▸ EXERCISE DETAILS: Identify each line holding the string "matplotlib" and copy it.

▸ MATERIAL:
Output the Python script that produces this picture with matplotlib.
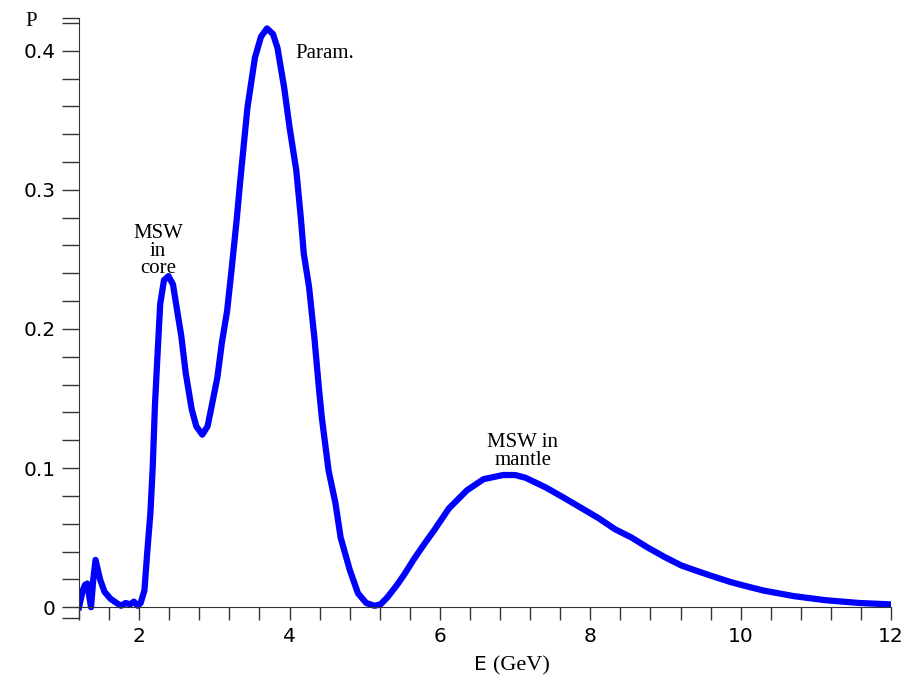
import matplotlib
matplotlib.use("Agg")
import matplotlib.pyplot as plt
import numpy as np

# valores: energia (GeV) y probabilidad P
energia = [1.2, 1.25, 1.28, 1.31, 1.33, 1.36, 1.39, 1.42, 1.48, 1.54, 1.62, 1.70,
           1.76, 1.82, 1.88, 1.93, 1.98, 2.02, 2.07, 2.11, 2.15, 2.18, 2.21, 2.24,
           2.28, 2.33, 2.39, 2.45, 2.50, 2.56, 2.62, 2.70, 2.76, 2.84, 2.91, 2.97,
           3.04, 3.10, 3.17, 3.23, 3.30, 3.34, 3.44, 3.54, 3.62, 3.70, 3.78, 3.84,
           3.93, 4.00, 4.09, 4.15, 4.19, 4.26, 4.33, 4.39, 4.43, 4.52, 4.61, 4.68,
           4.80, 4.91, 5.02, 5.13, 5.21, 5.30, 5.43, 5.52, 5.66, 5.80, 5.92, 6.12,
           6.36, 6.58, 6.84, 7.00, 7.14, 7.41, 7.67, 7.89, 8.11, 8.33, 8.55, 8.76,
           8.99, 9.21, 9.42, 9.64, 9.87, 10.08, 10.3, 10.7, 11.13, 11.58, 12.0]
prob = [0.0, 0.012, 0.016, 0.017, 0.010, 0.0, 0.020, 0.034, 0.020, 0.011, 0.006, 0.003,
        0.001, 0.003, 0.002, 0.004, 0.001, 0.003, 0.012, 0.041, 0.068, 0.100, 0.145, 0.177,
        0.218, 0.235, 0.238, 0.232, 0.215, 0.195, 0.168, 0.142, 0.130, 0.124, 0.130, 0.146,
        0.165, 0.190, 0.213, 0.243, 0.280, 0.304, 0.359, 0.395, 0.410, 0.416, 0.412, 0.402,
        0.373, 0.345, 0.314, 0.280, 0.254, 0.230, 0.194, 0.158, 0.136, 0.098, 0.075, 0.050,
        0.027, 0.010, 0.003, 0.001, 0.002, 0.007, 0.016, 0.023, 0.035, 0.046, 0.055, 0.071,
        0.084, 0.092, 0.095, 0.095, 0.093, 0.086, 0.078, 0.071, 0.064, 0.056, 0.050, 0.043,
        0.036, 0.030, 0.026, 0.022, 0.018, 0.015, 0.012, 0.008, 0.005, 0.003, 0.002]

xticks = [2, 4, 6, 8, 10, 12]
yticks = [0, 0.1, 0.2, 0.3, 0.4]
ytick_labels = ["0", "0.1", "0.2", "0.3", "0.4"]

# etiquetas de los picos
notas = [("MSW\nin\ncore", 2.25, 0.256, "center"),
         ("Param.", 4.08, 0.398, "left"),
         ("MSW in\nmantle", 7.1, 0.112, "center")]

fig = plt.figure(figsize=(9.07, 6.82), dpi=100)
ax = fig.add_axes([0.0871, 0.0938, 0.8953, 0.8798])

ax.plot(energia, prob, color="#0000ff", lw=4.5, solid_joinstyle="round")

ax.set_xlim(1.2, 12)
ax.set_ylim(-0.0078, 0.4235)

# ejes al estilo Maple: eje x en P=0
for s in ["top", "right"]:
    ax.spines[s].set_visible(False)
ax.spines["bottom"].set_position(("data", 0))
ax.spines["bottom"].set_color("#333333")
ax.spines["left"].set_color("#333333")

ax.set_xticks(xticks)
ax.set_xticklabels([str(v) for v in xticks])
ax.set_xticks(np.arange(1.2, 12.01, 0.4), minor=True)
ax.set_yticks(yticks)
ax.set_yticklabels(ytick_labels)
ax.set_yticks(list(np.arange(0, 0.421, 0.02)) + [-0.0078, 0.4235], minor=True)

ax.tick_params(axis="x", which="both", direction="out", length=9, width=1,
               color="#333333", labelsize=14.5, pad=5)
ax.tick_params(axis="y", which="both", direction="out", length=12, width=1,
               color="#333333", labelsize=14.5, pad=5)
for lab in ax.get_xticklabels() + ax.get_yticklabels():
    lab.set_family("DejaVu Sans")

for texto, x, y, ha in notas:
    ax.text(x, y, texto, ha=ha, va="center", family="Liberation Serif",
            fontsize=15, linespacing=0.88)

# titulos de los ejes
fig.text(0.034, 0.968, "P", family="Liberation Serif", fontsize=15, ha="center", va="center")
fig.text(0.523, 0.025, "E", family="DejaVu Sans", fontsize=14.5, ha="left", va="center")
fig.text(0.543, 0.023, "(GeV)", family="Liberation Serif", fontsize=16, ha="left", va="center")

fig.savefig("out.png", dpi=100)
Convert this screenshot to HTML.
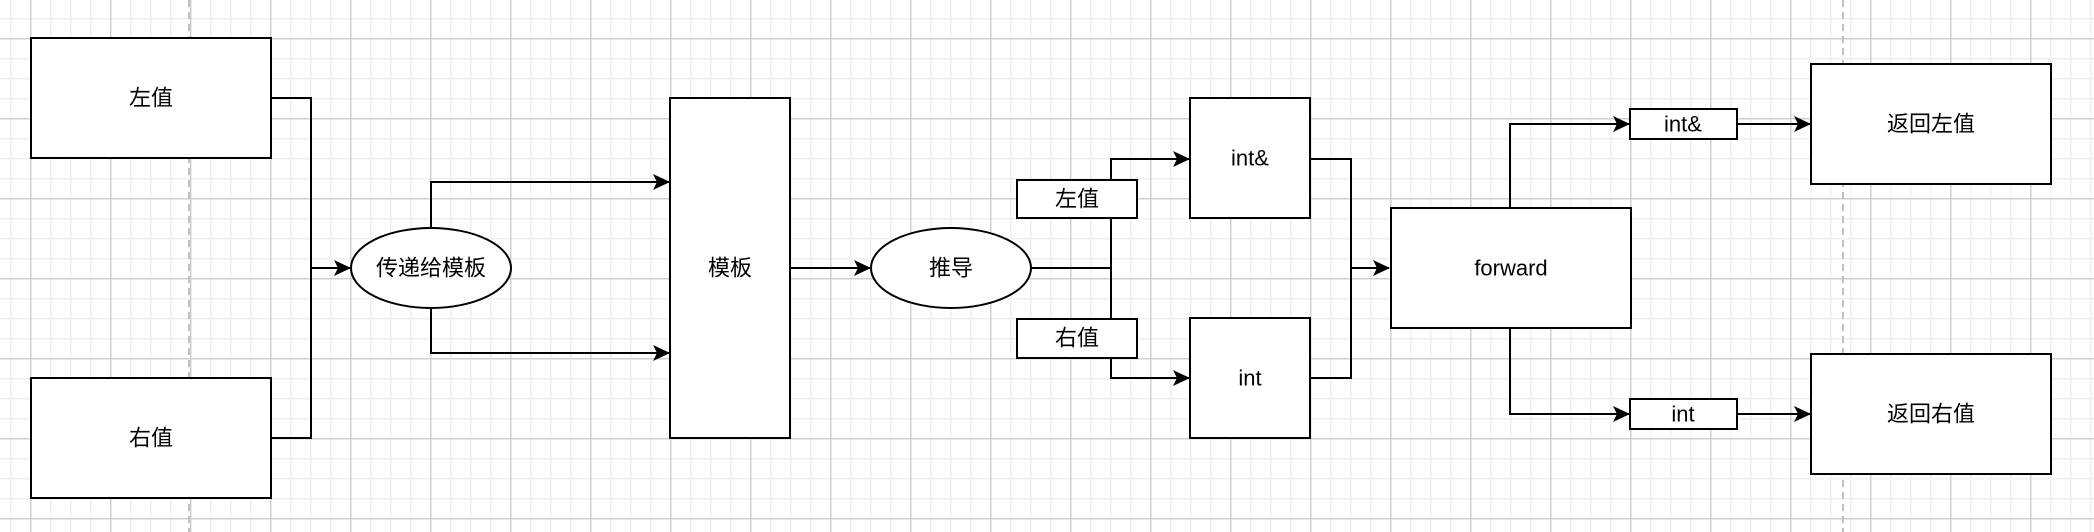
<!DOCTYPE html>
<html><head><meta charset="utf-8"><style>
html,body{margin:0;padding:0;width:2094px;height:532px;overflow:hidden;background:#fff}
.bg{position:absolute;left:0;top:0;width:2094px;height:532px;
background-image:
linear-gradient(to right,#d0d0d0 1.5px,transparent 1.5px),
linear-gradient(to bottom,#d0d0d0 1.5px,transparent 1.5px),
linear-gradient(to right,#efefef 1.5px,transparent 1.5px),
linear-gradient(to bottom,#efefef 1.5px,transparent 1.5px);
background-size:80px 80px,80px 80px,20px 20px,20px 20px;
background-position:30px 38px,30px 38px,10px 18px,10px 18px;}
svg{position:absolute;left:0;top:0}
text{font-family:"Liberation Sans","Noto Sans CJK SC",sans-serif;font-size:22px;fill:#000;text-anchor:middle;dominant-baseline:central}
</style></head><body>
<div class="bg"></div>
<svg width="2094" height="532" viewBox="0 0 2094 532">
<defs><marker id="a" markerWidth="18" markerHeight="18" refX="16" refY="8" orient="auto" markerUnits="userSpaceOnUse">
<path d="M0,0 L17,8 L0,16 L4,8 Z" fill="#000"/></marker></defs>
<line x1="189" y1="0" x2="189" y2="532" stroke="#c0c0c0" stroke-width="2" stroke-dasharray="7,5"/>
<line x1="1843" y1="0" x2="1843" y2="532" stroke="#c0c0c0" stroke-width="2" stroke-dasharray="7,5"/>
<g fill="none" stroke="#000" stroke-width="2">
<polyline points="271,98 311,98 311,438 271,438"/>
<line x1="311" y1="268" x2="350" y2="268" marker-end="url(#a)"/>
<polyline points="431,228 431,182 669,182" marker-end="url(#a)"/>
<polyline points="431,308 431,353 669,353" marker-end="url(#a)"/>
<line x1="790" y1="268" x2="870" y2="268" marker-end="url(#a)"/>
<line x1="1031" y1="268" x2="1111" y2="268"/>
<polyline points="1111,378 1111,159 1189,159" marker-end="url(#a)"/>
<polyline points="1111,268 1111,378 1189,378" marker-end="url(#a)"/>
<polyline points="1310,159 1351,159 1351,378 1310,378"/>
<line x1="1351" y1="268" x2="1389" y2="268" marker-end="url(#a)"/>
<polyline points="1510,208 1510,124 1629,124" marker-end="url(#a)"/>
<polyline points="1510,328 1510,414 1629,414" marker-end="url(#a)"/>
<line x1="1737" y1="124" x2="1810" y2="124" marker-end="url(#a)"/>
<line x1="1737" y1="414" x2="1810" y2="414" marker-end="url(#a)"/>
</g>
<g fill="#fff" stroke="#000" stroke-width="2">
<rect x="31" y="38" width="240" height="120"/>
<rect x="31" y="378" width="240" height="120"/>
<ellipse cx="431" cy="268" rx="80" ry="40"/>
<rect x="670" y="98" width="120" height="340"/>
<ellipse cx="951" cy="268" rx="80" ry="40"/>
<rect x="1017" y="180" width="120" height="38"/>
<rect x="1017" y="319" width="120" height="39"/>
<rect x="1190" y="98" width="120" height="120"/>
<rect x="1190" y="318" width="120" height="120"/>
<rect x="1391" y="208" width="240" height="120"/>
<rect x="1630" y="109" width="107" height="30"/>
<rect x="1630" y="399" width="107" height="30"/>
<rect x="1811" y="64" width="240" height="120"/>
<rect x="1811" y="354" width="240" height="120"/>
</g>
<text x="151" y="98">左值</text>
<text x="151" y="438">右值</text>
<text x="431" y="268">传递给模板</text>
<text x="730" y="268">模板</text>
<text x="951" y="268">推导</text>
<text x="1077" y="199">左值</text>
<text x="1077" y="338">右值</text>
<text x="1250" y="158">int&amp;</text>
<text x="1250" y="378">int</text>
<text x="1511" y="268">forward</text>
<text x="1683" y="124">int&amp;</text>
<text x="1683" y="414">int</text>
<text x="1931" y="124">返回左值</text>
<text x="1931" y="414">返回右值</text>
</svg>
</body></html>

▸ ANSWER TO THE PROBLEM:
Output the Python script that produces this picture with matplotlib.
import matplotlib
matplotlib.use("Agg")
import matplotlib.pyplot as plt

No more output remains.